_STATED TASK_
Copy every line of the data that includes the string "matplotlib".

_DATA LINES_
§

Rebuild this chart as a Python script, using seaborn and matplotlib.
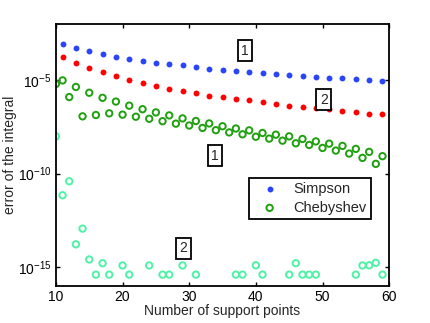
import numpy as np
import pandas as pd
import matplotlib
matplotlib.use("Agg")
import matplotlib.pyplot as plt
import seaborn as sns

# support points
n_odd = list(range(11, 60, 2))
n_all = list(range(10, 60))

# log10 of the integration error
simpson_1 = [-3.07, -3.28, -3.46, -3.60, -3.76, -3.87, -3.97, -4.08, -4.15, -4.22,
             -4.31, -4.41, -4.47, -4.52, -4.57, -4.63, -4.68, -4.75, -4.79, -4.84,
             -4.88, -4.91, -4.95, -5.00, -5.04]
simpson_2 = [-3.79, -4.10, -4.38, -4.59, -4.80, -5.00, -5.16, -5.32, -5.46, -5.59,
             -5.71, -5.83, -5.92, -6.01, -6.08, -6.19, -6.28, -6.37, -6.44, -6.51,
             -6.56, -6.65, -6.72, -6.79, -6.84]
cheb_1 = [-5.21, -5.02, -5.91, -5.37, -6.94, -5.68, -6.87, -5.95, -6.78, -6.15,
          -6.85, -6.37, -6.96, -6.56, -7.07, -6.73, -7.20, -6.89, -7.33, -7.05,
          -7.43, -7.19, -7.56, -7.32, -7.68, -7.47, -7.80, -7.59, -7.90, -7.69,
          -8.03, -7.83, -8.13, -7.92, -8.24, -8.01, -8.38, -8.15, -8.47, -8.28,
          -8.63, -8.40, -8.77, -8.52, -8.93, -8.68, -9.16, -8.84, -9.48, -9.07]
nan = np.nan
cheb_2 = [-8.01, -11.16, -10.41, -13.78, -12.94, -14.59, -15.40, -14.79, -15.40, nan,
          -14.91, -15.40, nan, nan, -14.91, nan, -15.40, -15.40, nan, -14.91,
          nan, -15.40, nan, nan, nan, nan, nan, -15.40, -15.40, nan,
          -14.90, -15.40, nan, nan, nan, -15.40, -14.79, -15.40, -15.40, -15.40,
          nan, nan, nan, nan, nan, -15.40, -14.91, -14.90, -14.77, -15.40]

df_s = pd.DataFrame({"n": n_odd, "s1": 10.0 ** np.array(simpson_1),
                     "s2": 10.0 ** np.array(simpson_2)})
df_c = pd.DataFrame({"n": n_all, "c1": 10.0 ** np.array(cheb_1),
                     "c2": 10.0 ** np.array(cheb_2)})

sns.set_style("ticks")
plt.rcParams["font.family"] = ["Liberation Sans", "DejaVu Sans"]
plt.rcParams["mathtext.fontset"] = "custom"
plt.rcParams["mathtext.rm"] = "Liberation Sans"
plt.rcParams["mathtext.it"] = "Liberation Sans:italic"

blue = "#2a44f8"
red = "#ff0000"
green = "#1fa00f"
mint = "#4ff2a6"

fig = plt.figure(figsize=(4.3, 3.23), dpi=100)
ax = fig.add_axes([0.130, 0.115, 0.775, 0.811])

sns.scatterplot(data=df_s, x="n", y="s1", color=blue, s=18, linewidth=0,
                label="Simpson", ax=ax)
sns.scatterplot(data=df_c, x="n", y="c1", color=green, facecolor="none",
                edgecolor=green, s=21, linewidth=1.4, label="Chebyshev", ax=ax)
sns.scatterplot(data=df_s, x="n", y="s2", color=red, s=18, linewidth=0, ax=ax)
sns.scatterplot(data=df_c, x="n", y="c2", color=mint, facecolor="none",
                edgecolor=mint, s=21, linewidth=1.4, ax=ax)

ax.set_yscale("log")
ax.set_xlim(10, 60)
ax.set_ylim(1e-16, 1e-2)
ax.set_xticks([10, 20, 30, 40, 50, 60])
ax.set_yticks([1e-15, 1e-10, 1e-5])
ax.yaxis.set_minor_locator(matplotlib.ticker.NullLocator())
ax.tick_params(direction="in", top=True, right=True, length=3, width=1,
               labelsize=10, colors="black", pad=3)
for sp in ax.spines.values():
    sp.set_visible(True)
    sp.set_linewidth(1.3)
    sp.set_color("black")

ax.set_xlabel("Number of support points", fontsize=10, labelpad=0)
ax.set_ylabel("error of the integral", fontsize=10, labelpad=1)

box = dict(boxstyle="square,pad=0.25", facecolor="white", edgecolor="black", linewidth=1.3)
for tx, ty, s in [(38.4, 10 ** -3.44, "1"), (50.2, 10 ** -6.05, "2"),
                  (33.9, 10 ** -9.04, "1"), (29.1, 10 ** -14.0, "2")]:
    ax.text(tx, ty, s, ha="center", va="center", fontsize=10, bbox=box)

leg = ax.legend(loc="upper left", bbox_to_anchor=(0.58, 0.412), fontsize=10.5,
                frameon=True, fancybox=False, edgecolor="black", framealpha=1,
                borderpad=0.3, handletextpad=0.5, labelspacing=0.3,
                handlelength=2.2, borderaxespad=0)
leg.get_frame().set_linewidth(1.3)

fig.savefig("out.png", dpi=100)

§

_RESULT OF THE TASK_
Rebuild this chart as a Python script, using seaborn and matplotlib.
import matplotlib
matplotlib.use("Agg")
import matplotlib.pyplot as plt
ax.yaxis.set_minor_locator(matplotlib.ticker.NullLocator())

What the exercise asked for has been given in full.